There are many ways to augment data or artificially generate more data. For example, if you are working with images, consider rotating them, flipping or cropping. This way, one image can result in multiple ones, already labeled if you are working with a labeled dataset. If you are working with tuples that contain features, think about which parameters can be modified or artificially created. Maybe averaging or mixing some features over similar tuples could result in new ones. Also, if you are working with multiclass classification, give “One vs. Rest” strategy a try. All data points that do not belong to the observed class can represent negative samples for your binary classifier.

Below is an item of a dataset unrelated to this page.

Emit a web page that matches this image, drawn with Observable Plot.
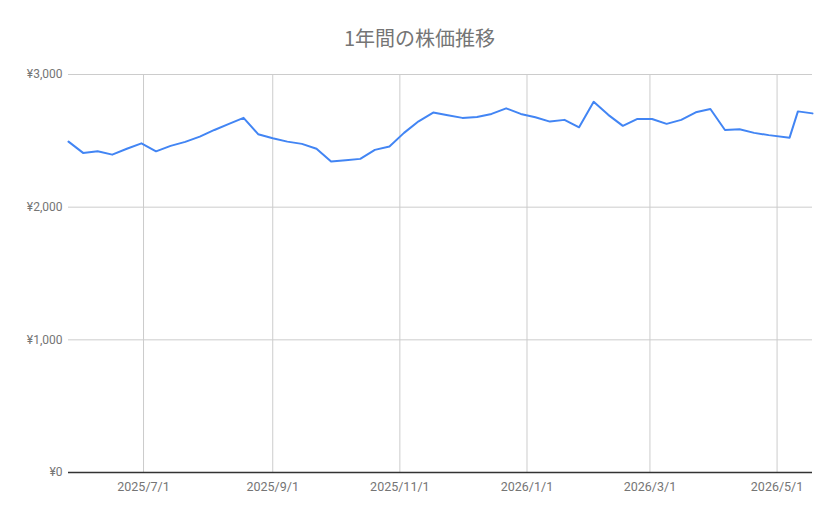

When it comes to artificially generating more data, maybe it would be cheaper to first create a model that will learn from existing samples and generate more data for you by using generative or recursive adversarial networks for example.
Working with small amount of data
If none of these work for you, all that is left is using algorithms that will give decent performance even with small amount of data. If you haven’t done it before, analyse your data! See if all features are really necessary and/or consider regularization and model averaging. Pay special attention to noise and outliers. They can have much higher negative impact on your results when your dataset is small. Work with simpler models and rule out complex algorithms that involve non-linearity or feature interactions. Lastly, introduce confidence intervals. For example, when classifying your data consider probabilistic classification. It can be quite helpful when analysing model’s performance.
Here we presented our opinion on importance of having enough data and some approaches you can try to make the best of what you already have. Even though there are many approaches you can try, most of them focus on using simpler, preferably linear models, uncertainty quantification and regularization. We hope you got an idea on how to handle and expand your dataset.